# Task:
Copy all lines below exactly as written. Leave pictures out.

# Data excerpt:
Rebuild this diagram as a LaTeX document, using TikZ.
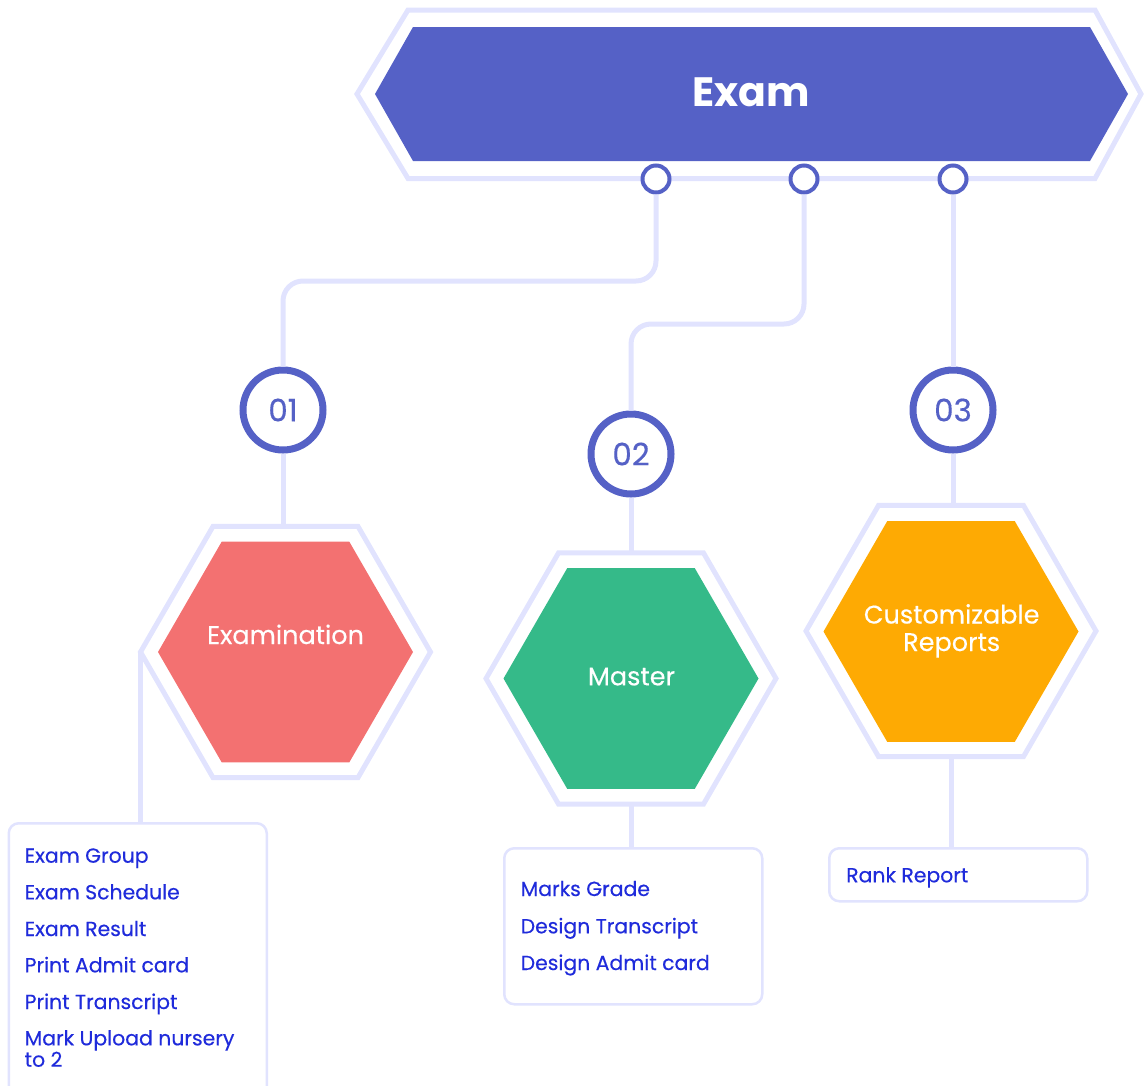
\documentclass[tikz,border=0pt]{standalone}
\usepackage{fontspec}
\setmainfont{Poppins}
\newfontfamily\popmed[FakeBold=0.35]{Poppins}
\usetikzlibrary{shapes.geometric,calc}
\definecolor{bannerblue}{HTML}{5561C6}
\definecolor{lavline}{HTML}{E1E3FE}
\definecolor{coral}{HTML}{F37171}
\definecolor{mint}{HTML}{35BA89}
\definecolor{amber}{HTML}{FEAA03}
\definecolor{itemblue}{HTML}{1F2BDB}
\begin{document}
\begin{tikzpicture}[x=1pt,y=-1pt,
  lav/.style={draw=lavline, line width=5pt},
  conn/.style={draw=lavline, line width=5pt, rounded corners=20pt},
  hexo/.style={regular polygon, regular polygon sides=6, minimum size=290pt, inner sep=0pt, outer sep=0pt, draw=lavline, line width=5pt},
  hexi/.style={regular polygon, regular polygon sides=6, minimum size=255pt, inner sep=0pt, draw=none},
  dot/.style={circle, draw=bannerblue, fill=white, line width=4pt, minimum size=27pt, inner sep=0pt},
  numc/.style={circle, draw=bannerblue, fill=white, line width=7pt, minimum size=80pt, inner sep=0pt, text=bannerblue, font=\popmed\fontsize{31}{31}\selectfont},
  box/.style={draw=lavline, line width=2.5pt, rounded corners=10pt, fill=white, inner sep=0pt},
  item/.style={anchor=base west, inner sep=0pt, text=itemblue, font=\popmed\fontsize{20.4}{20.4}\selectfont},
  hextext/.style={anchor=base, inner sep=0pt, text=white, font=\popmed\fontsize{25.5}{25.5}\selectfont},
]
\useasboundingbox (0,0) rectangle (1147,1085);
\clip (0,0) rectangle (1147,1085);

% banner
\fill[bannerblue] (375,94) -- (413,27) -- (1090,27) -- (1128,94) -- (1090,161) -- (413,161) -- cycle;
\draw[lav] (357,94) -- (408,10) -- (1095,10) -- (1141,94) -- (1095,178.5) -- (408,178.5) -- cycle;
\node[anchor=base, inner sep=0pt, text=white, font=\fontsize{41}{41}\selectfont\bfseries] (exam) at (751,106) {Exam};

% small dots
\node[dot] (s1) at (656,179) {};
\node[dot] (s2) at (804,179) {};
\node[dot] (s3) at (953,179) {};

% numbered circles
\node[numc] (c01) at (283,410) {01};
\node[numc] (c02) at (631,454) {02};
\node[numc] (c03) at (953,410) {03};

% hexagons
\node[hexo] (hex1o) at (285.5,652) {};
\node[hexi, fill=coral] (hex1i) at (285.5,652) {};
\node[hextext] (t1) at (285.5,644) {Examination};

\node[hexo] (hex2o) at (631,678.5) {};
\node[hexi, fill=mint] (hex2i) at (631,678.5) {};
\node[hextext] (t2) at (631.5,685.3) {Master};

\node[hexo] (hex3o) at (951,631) {};
\node[hexi, fill=amber] (hex3i) at (951,631.5) {};
\node[hextext] (t3a) at (951.7,623.5) {Customizable};
\node[hextext] (t3b) at (951.7,651) {Reports};

% boxes
\node[box, minimum width=258pt, minimum height=290pt, anchor=north west] (box1) at (7.5,822) {};
\node[box, minimum width=258pt, minimum height=156pt, anchor=north west] (box2) at (503,847) {};
\node[box, minimum width=258pt, minimum height=53pt, anchor=north west] (box3) at (828,847) {};

% connectors
\coordinate (j1) at (0,281);
\coordinate (j2) at (0,324);
\draw[conn] (s1) -- (s1 |- j1) -- (c01 |- j1) -- (c01);
\draw[conn] (s2) -- (s2 |- j2) -- (c02 |- j2) -- (c02);
\draw[conn] (s3) -- (c03);
\draw[lav] (c01) -- (c01 |- hex1o.north);
\draw[lav] (c02) -- (c02 |- hex2o.north);
\draw[lav] (c03) -- (c03 |- hex3o.north);
\draw[lav] (hex1o.west) -- (hex1o.west |- box1.north);
\draw[lav] (hex2o.south) -- (hex2o.south |- box2.north);
\draw[lav] (hex3o.south) -- (hex3o.south |- box3.north);

% items
\node[item] (i11) at (24.5,862.7) {Exam Group};
\node[item] (i12) at (24.5,899.3) {Exam Schedule};
\node[item] (i13) at (24.5,936) {Exam Result};
\node[item] (i14) at (24.5,972.3) {Print Admit card};
\node[item] (i15) at (24.5,1009) {Print Transcript};
\node[item] (i16) at (24.5,1045.3) {Mark Upload nursery};
\node[item] (i17) at (24.5,1066.7) {to 2};

\node[item] (i21) at (520.5,896) {Marks Grade};
\node[item] (i22) at (520.5,933.3) {Design Transcript};
\node[item] (i23) at (520.5,970) {Design Admit card};

\node[item] (i31) at (846,882.3) {Rank Report};
\end{tikzpicture}
\end{document}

# Answer for this exercise:
Rebuild this diagram as a LaTeX document, using TikZ.
\documentclass[tikz,border=0pt]{standalone}
\usepackage{fontspec}
\setmainfont{Poppins}
\newfontfamily\popmed[FakeBold=0.35]{Poppins}
\usetikzlibrary{shapes.geometric,calc}
\definecolor{bannerblue}{HTML}{5561C6}
\definecolor{lavline}{HTML}{E1E3FE}
\definecolor{coral}{HTML}{F37171}
\definecolor{mint}{HTML}{35BA89}
\definecolor{amber}{HTML}{FEAA03}
\definecolor{itemblue}{HTML}{1F2BDB}
\begin{document}
\begin{tikzpicture}[x=1pt,y=-1pt,
  lav/.style={draw=lavline, line width=5pt},
  conn/.style={draw=lavline, line width=5pt, rounded corners=20pt},
  hexo/.style={regular polygon, regular polygon sides=6, minimum size=290pt, inner sep=0pt, outer sep=0pt, draw=lavline, line width=5pt},
  hexi/.style={regular polygon, regular polygon sides=6, minimum size=255pt, inner sep=0pt, draw=none},
  dot/.style={circle, draw=bannerblue, fill=white, line width=4pt, minimum size=27pt, inner sep=0pt},
  numc/.style={circle, draw=bannerblue, fill=white, line width=7pt, minimum size=80pt, inner sep=0pt, text=bannerblue, font=\popmed\fontsize{31}{31}\selectfont},
  box/.style={draw=lavline, line width=2.5pt, rounded corners=10pt, fill=white, inner sep=0pt},
  item/.style={anchor=base west, inner sep=0pt, text=itemblue, font=\popmed\fontsize{20.4}{20.4}\selectfont},
  hextext/.style={anchor=base, inner sep=0pt, text=white, font=\popmed\fontsize{25.5}{25.5}\selectfont},
]
\useasboundingbox (0,0) rectangle (1147,1085);
\clip (0,0) rectangle (1147,1085);

% banner
\fill[bannerblue] (375,94) -- (413,27) -- (1090,27) -- (1128,94) -- (1090,161) -- (413,161) -- cycle;
\draw[lav] (357,94) -- (408,10) -- (1095,10) -- (1141,94) -- (1095,178.5) -- (408,178.5) -- cycle;
\node[anchor=base, inner sep=0pt, text=white, font=\fontsize{41}{41}\selectfont\bfseries] (exam) at (751,106) {Exam};

% small dots
\node[dot] (s1) at (656,179) {};
\node[dot] (s2) at (804,179) {};
\node[dot] (s3) at (953,179) {};

% numbered circles
\node[numc] (c01) at (283,410) {01};
\node[numc] (c02) at (631,454) {02};
\node[numc] (c03) at (953,410) {03};

% hexagons
\node[hexo] (hex1o) at (285.5,652) {};
\node[hexi, fill=coral] (hex1i) at (285.5,652) {};
\node[hextext] (t1) at (285.5,644) {Examination};

\node[hexo] (hex2o) at (631,678.5) {};
\node[hexi, fill=mint] (hex2i) at (631,678.5) {};
\node[hextext] (t2) at (631.5,685.3) {Master};

\node[hexo] (hex3o) at (951,631) {};
\node[hexi, fill=amber] (hex3i) at (951,631.5) {};
\node[hextext] (t3a) at (951.7,623.5) {Customizable};
\node[hextext] (t3b) at (951.7,651) {Reports};

% boxes
\node[box, minimum width=258pt, minimum height=290pt, anchor=north west] (box1) at (7.5,822) {};
\node[box, minimum width=258pt, minimum height=156pt, anchor=north west] (box2) at (503,847) {};
\node[box, minimum width=258pt, minimum height=53pt, anchor=north west] (box3) at (828,847) {};

% connectors
\coordinate (j1) at (0,281);
\coordinate (j2) at (0,324);
\draw[conn] (s1) -- (s1 |- j1) -- (c01 |- j1) -- (c01);
\draw[conn] (s2) -- (s2 |- j2) -- (c02 |- j2) -- (c02);
\draw[conn] (s3) -- (c03);
\draw[lav] (c01) -- (c01 |- hex1o.north);
\draw[lav] (c02) -- (c02 |- hex2o.north);
\draw[lav] (c03) -- (c03 |- hex3o.north);
\draw[lav] (hex1o.west) -- (hex1o.west |- box1.north);
\draw[lav] (hex2o.south) -- (hex2o.south |- box2.north);
\draw[lav] (hex3o.south) -- (hex3o.south |- box3.north);

% items
\node[item] (i11) at (24.5,862.7) {Exam Group};
\node[item] (i12) at (24.5,899.3) {Exam Schedule};
\node[item] (i13) at (24.5,936) {Exam Result};
\node[item] (i14) at (24.5,972.3) {Print Admit card};
\node[item] (i15) at (24.5,1009) {Print Transcript};
\node[item] (i16) at (24.5,1045.3) {Mark Upload nursery};
\node[item] (i17) at (24.5,1066.7) {to 2};

\node[item] (i21) at (520.5,896) {Marks Grade};
\node[item] (i22) at (520.5,933.3) {Design Transcript};
\node[item] (i23) at (520.5,970) {Design Admit card};

\node[item] (i31) at (846,882.3) {Rank Report};
\end{tikzpicture}
\end{document}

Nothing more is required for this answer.